What lessons may be learned. Self-help works. Protecting your name requires diligence. Diligence requires involvement (what’s wrong with that?).
Should the courts reflect society’s values or should they lead? The strict constructionists might object to courts granting of the power to name, wanting such to be only a function of legislative determination. Doing so in New York, which just became the last state in the union to grant no-fault divorces, might not be the best way to go. However, legislative action is invited.

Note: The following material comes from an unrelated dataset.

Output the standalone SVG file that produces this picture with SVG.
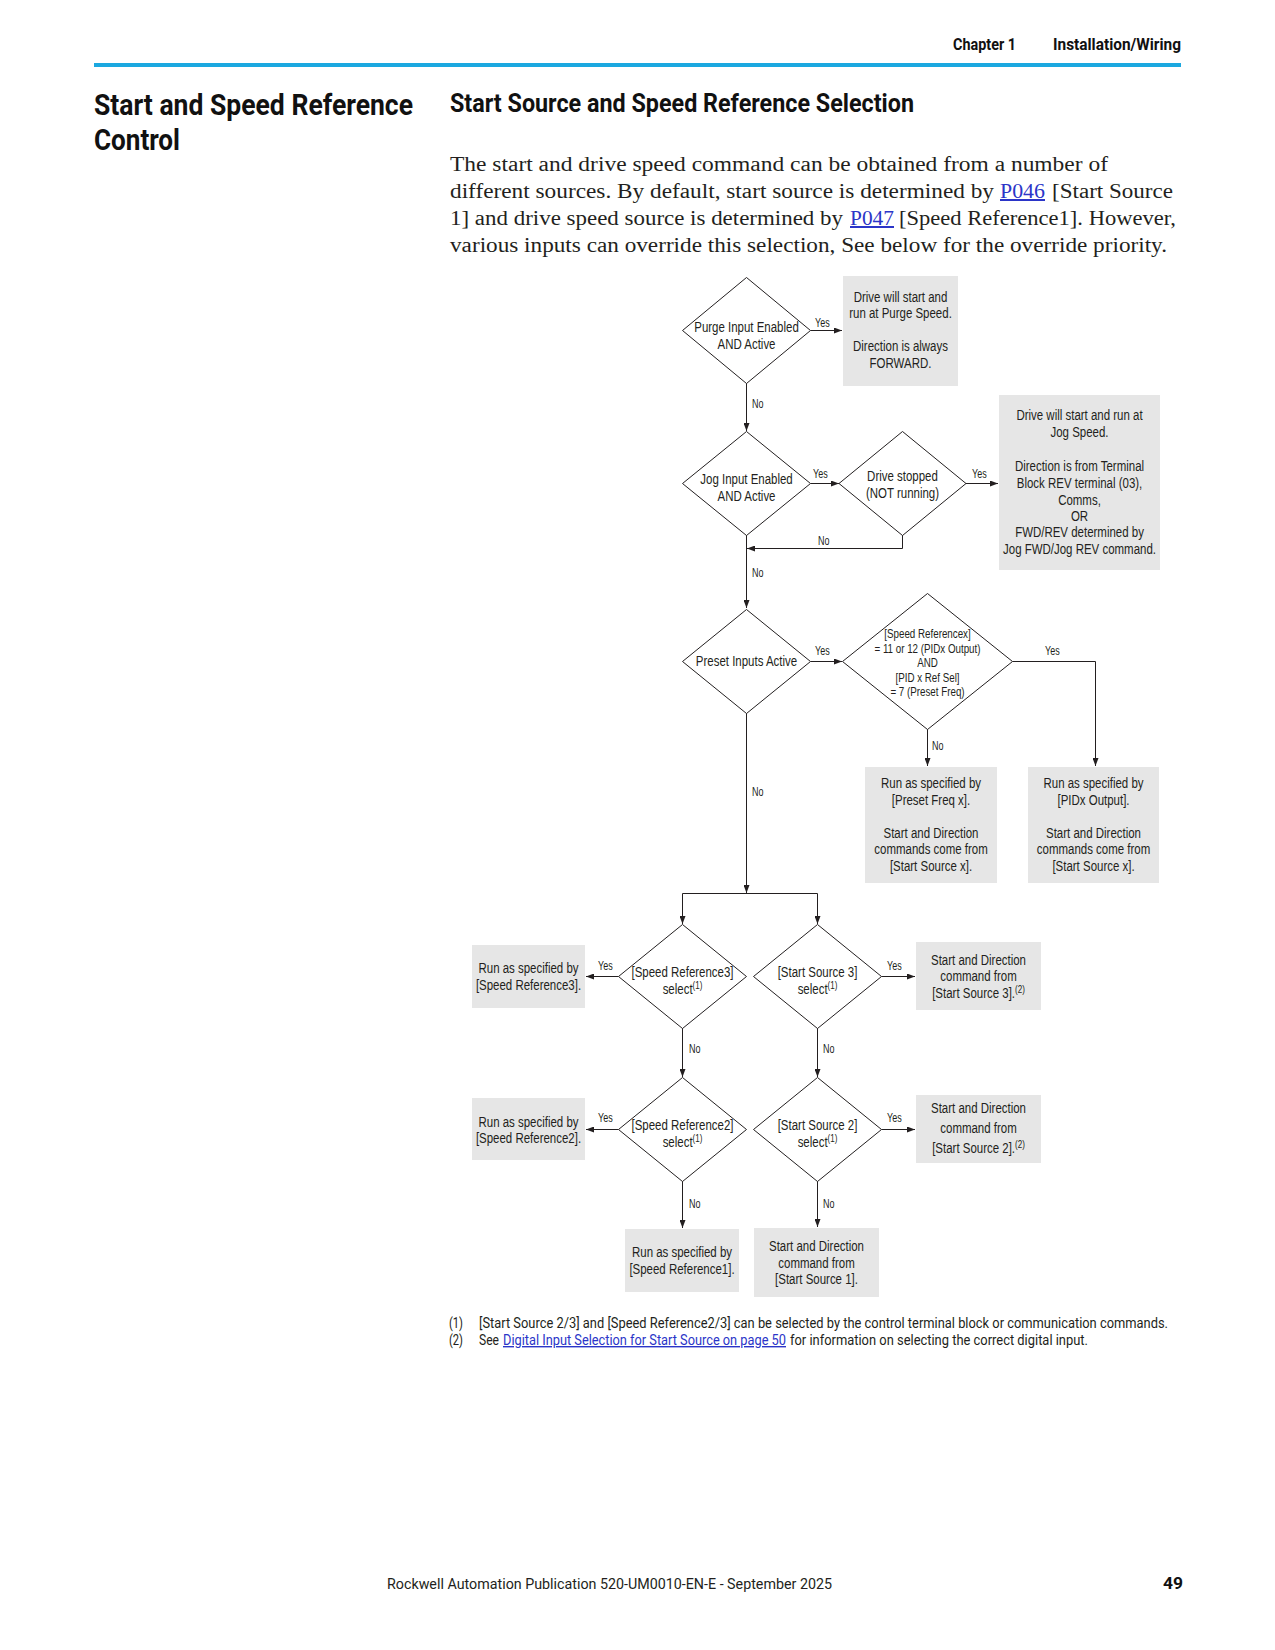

Parents divorce. Agreeing on the children’s name should be a function of any divorce resolution. Perhaps it should even be a routine provision of the Judgment of Divorce: that the children shall be known by no other name than as recited therein. Parents have children out of wedlock. Having both parents involved in raising their children, continuing to co-parent in an environment of mutual respect and appreciation, is a laudable if not idealistic goal. How can you fault the courts’ pursuit of that ideal?